Natural gas still stands out as Alberta’s revenue star, but the provincial government expects it to fade gradually despite royalty increases as aging production naturally subsides and sales competition grows in international markets.

A new 2008-2009 budget set by the freshly reelected Conservatives forecasts slow but sure slippage in gas royalties by as much as 23% over the next three years. New royalty rates, set on a price-sensitive scale at a series of increased levels, are scheduled to go into effect Jan. 1, 2009, but they are expected to be more than offset by slipping prices and eroding output.

For the current provincial fiscal year, which started April 1, the government expects gas royalties of C$5.7 billion (US$5.6 billion), up from C$5.2 billion (US$5.1 billion) in 2007-2008.

Oil royalty expectations are lower at C$5 billion (US$4.9 billion) for this fiscal year, up from C$4.5 billion in 2007-2008, then gently slipping to C$4.7 billion (US$4.6 billion) in 2009-2010 and recovering slightly to C$4.9 billion (US$4.8 billion) in 2010-2011.

The budget acknowledged that its oil price projection — West Texas Intermediate averaging US$78/bbl this fiscal year, $74 in 2009-2010 and $72 in 2010-2011 — is low by the heady standards of current private forecasts.

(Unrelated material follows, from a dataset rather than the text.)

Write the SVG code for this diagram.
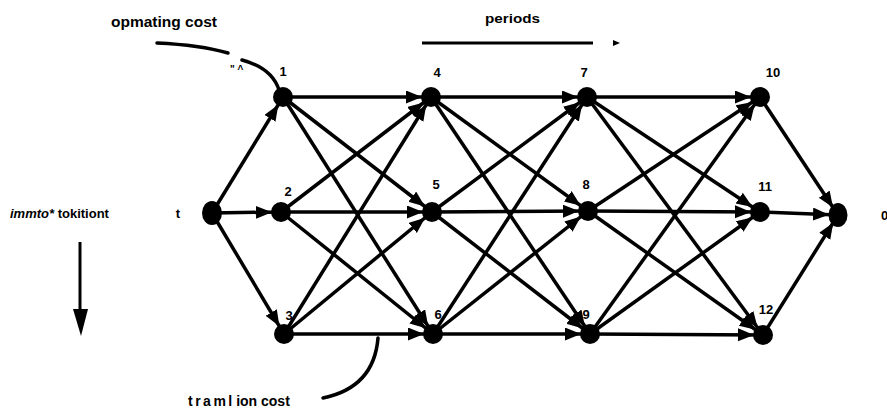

But the province warns that it would be foolish to build a government budget on current enthusiasm for oil as a financial asset, with prices that long ago stopped measuring only the product’s value as fuel. “These prices appear to be partly driven by market speculation,” the Alberta budget documents say. “This makes it extremely difficult to assess what the price of oil will be over the next three years.”

About 75% of Alberta drilling targets gas, and it has borne most of the provincial royalty burden for a generation as conventional production was deemed to be the least expensive side of the province’s energy industry.

Oil increasingly comes from the high-cost northern oilsands belt. Fully “upgraded” or manufactured synthetic crude fetches prices close to the global benchmarks of British Brent and West Texas Intermediate. But royalties are levied on after-cost net revenues from low-grade bitumen priced at discounts as much as 50% off the premium grades of conventional liquid production.

All the credit for this year’s anticipated gas revenue gain goes to firming prices, which are forecast to average C$6.75/gigajoule (GJ) (US$6.95/MMBtu) over the coming fiscal year compared to C$5.88 (US$6.05) in 2007-2008. The province foresees gas slipping back to C$6.40/GJ (US$6.58/MMBtu) in 2009-2010, then to C$6.25 (US$6.43) in 2010-2011.

The anticipated flat to slipping performance of prices is blamed on expectations that growing global traffic in liquefied natural gas will set a cap on markets everywhere and tend to generate more risk of cuts than increases.

The government also accepts forecasts by the Alberta Energy Resources Conservation Board that production will gradually decrease by depletion of aging conventional wells too fast for new sources, such as coalbed methane, to make up the difference.

The new budget says total Alberta annual gas production peaked at about 5.3 Tcf in 2005 and 2006, slipped to 5.1 Tcf in the 2007-2008 fiscal year, and will continue eroding to 4.9 Tcf in 2008-2009, 4.8 Tcf in 2009-2010 and 4.7 Tcf in 2010-2011.